• [Required task]: Reproduce, character for character, the lines below from the first through the one with "(0,0) rectangle (543,-823);". Leave pictures out.
-- Start Given data --
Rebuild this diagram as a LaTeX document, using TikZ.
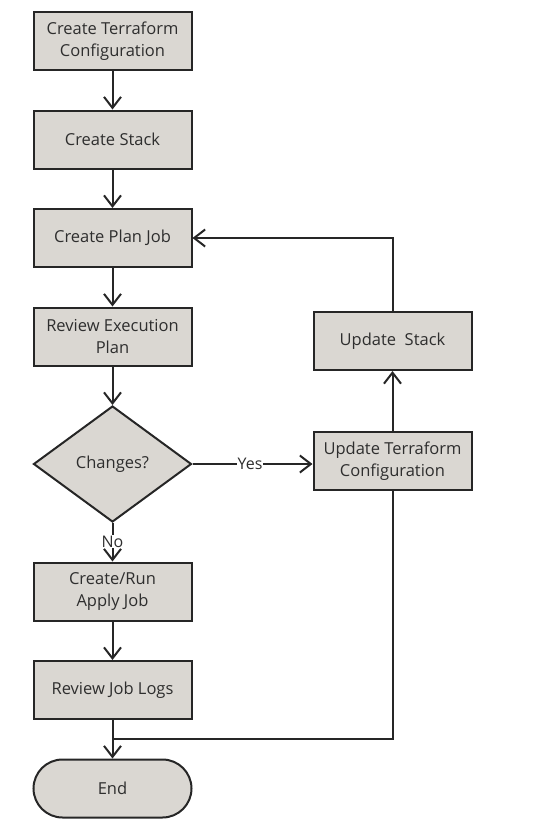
\documentclass[tikz,border=0pt]{standalone}
\usepackage{fontspec}
\setmainfont{Open Sans}
\usepackage{tikz}
\usetikzlibrary{arrows.meta, positioning, shapes.geometric}

\definecolor{boxgray}{HTML}{DAD7D2}
\definecolor{linegray}{HTML}{262626}
\definecolor{textgray}{HTML}{2E2E2E}

\begin{document}
\begin{tikzpicture}[
  x=1pt, y=1pt,
  node distance=38.5pt,
  box/.style={rectangle, draw=linegray, fill=boxgray, line width=2pt,
    minimum width=158pt, minimum height=58pt, align=center,
    text=textgray, font=\fontsize{16.5}{21.5}\selectfont},
  decision/.style={diamond, draw=linegray, fill=boxgray, line width=2pt,
    minimum width=158pt, minimum height=116pt, aspect=1.35, inner sep=0pt,
    text=textgray, font=\fontsize{16.5}{21.5}\selectfont},
  term/.style={box, rounded corners=29pt},
  edge/.style={-{Straight Barb[length=11pt, width=17pt, line width=2pt]}, line width=2pt, draw=linegray},
  lbl/.style={fill=white, inner sep=1pt, text=textgray, font=\fontsize{16}{20}\selectfont}
]
\useasboundingbox (0,0) rectangle (543,-823);

\node[box] (tfconf) at (112.5,-41) {Create Terraform\\Configuration};
\node[box, below=of tfconf] (stack) {Create Stack};
\node[box, below=of stack] (plan) {Create Plan Job};
\node[box, below=of plan] (review) {Review Execution\\Plan};
\node[decision, below=of review] (changes) {Changes?};
\node[box, below=of changes] (apply) {Create/Run\\Apply Job};
\node[box, below=of apply] (logs) {Review Job Logs};
\node[term, below=of logs] (finish) {End};

\node[box, right=120pt of changes, yshift=3pt] (updconf) {Update Terraform\\Configuration};
\node[box, above=60pt of updconf] (updstack) {Update\ \ Stack};

\coordinate[below=19pt of logs.south] (join);

\draw[edge] (tfconf) -- (stack);
\draw[edge] (stack) -- (plan);
\draw[edge] (plan) -- (review);
\draw[edge] (review) -- (changes);
\draw[edge] (changes) -- node[lbl, pos=0.48] {No} (apply);
\draw[edge] (apply) -- (logs);
\draw[edge] (logs) -- (finish);
\draw[edge] (changes.east) -- node[lbl, pos=0.48] {Yes} (changes.east -| updconf.west);
\draw[edge] (updconf) -- (updstack);
\draw[edge] (updstack.north) |- (plan.east);
\draw[line width=2pt, draw=linegray] (updconf.south) |- (join);
\end{tikzpicture}
\end{document}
-- End Given data --
• [Response to the task]:
Rebuild this diagram as a LaTeX document, using TikZ.
\documentclass[tikz,border=0pt]{standalone}
\usepackage{fontspec}
\setmainfont{Open Sans}
\usepackage{tikz}
\usetikzlibrary{arrows.meta, positioning, shapes.geometric}

\definecolor{boxgray}{HTML}{DAD7D2}
\definecolor{linegray}{HTML}{262626}
\definecolor{textgray}{HTML}{2E2E2E}

\begin{document}
\begin{tikzpicture}[
  x=1pt, y=1pt,
  node distance=38.5pt,
  box/.style={rectangle, draw=linegray, fill=boxgray, line width=2pt,
    minimum width=158pt, minimum height=58pt, align=center,
    text=textgray, font=\fontsize{16.5}{21.5}\selectfont},
  decision/.style={diamond, draw=linegray, fill=boxgray, line width=2pt,
    minimum width=158pt, minimum height=116pt, aspect=1.35, inner sep=0pt,
    text=textgray, font=\fontsize{16.5}{21.5}\selectfont},
  term/.style={box, rounded corners=29pt},
  edge/.style={-{Straight Barb[length=11pt, width=17pt, line width=2pt]}, line width=2pt, draw=linegray},
  lbl/.style={fill=white, inner sep=1pt, text=textgray, font=\fontsize{16}{20}\selectfont}
]
\useasboundingbox (0,0) rectangle (543,-823);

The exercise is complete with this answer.